Kenyan men are now having the onerous task of having to deal with their children on a 24-7 basis. During normal times, many Kenyan men flee their households in the wee hours of the morning and return late in the night and so have little face time with their children. Some men are now taking deeper looks at facial features, walks and gaits and perhaps having doubts about the paternity of their children. Others are looking at their children and wondering how and when they became so smart and talented, all without their participation or input.

Other men are in shock for they cannot believe they are breeding the next generation of rascals, thieves and women of loose morals in their households. 
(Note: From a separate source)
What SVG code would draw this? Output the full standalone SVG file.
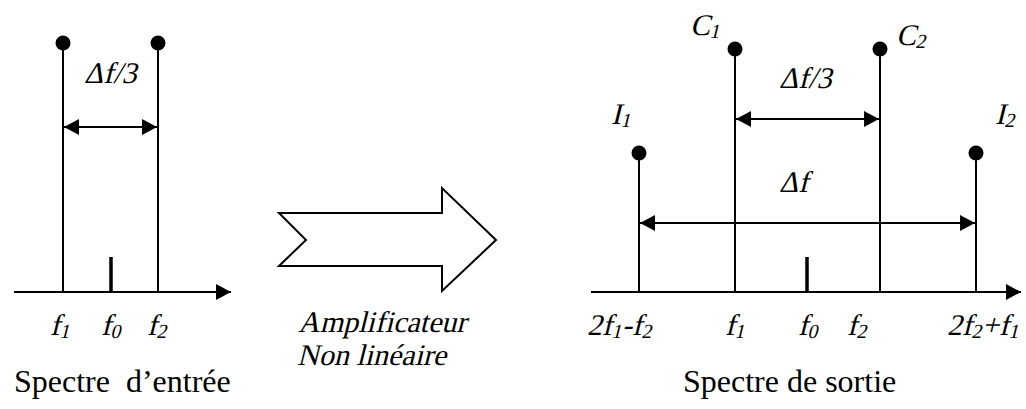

Kenyan men as we know are the kings of faking it to earn bonga points with their passé of boys and to impress the ladies out there. They will go to great lengths to achieve bragging status, including splashing money they really do not have, driving fuel guzzlers they can hardly insure comprehensively and bankrolling slay queens they can ill afford.

Choices have consequences and the consequences are visited upon families who have to live in abject squalor as the hubbies pursue lives of floss and glamour.

The lockdowns and curfews are giving Kenyan men a chance to determine if what they project outside matches what they have provided for at home. Those men who are forever throwing tantrums in sports bars about Supersport channels might now have to live with reality that they have never taken time to get the right TV or DSTV package for their families.

Those men who fuss and scream about the bone to meat ratio that they are served with at their locals are perhaps dealing with the reality that their families consider mgongo wazi to be a delicacy. The men who are notorious for demanding single malts are appreciating that one needs more than a single room to live comfortably as family. We cannot wait to see if corona will make the Kenyan husband a better man or he will just resort to factory settings.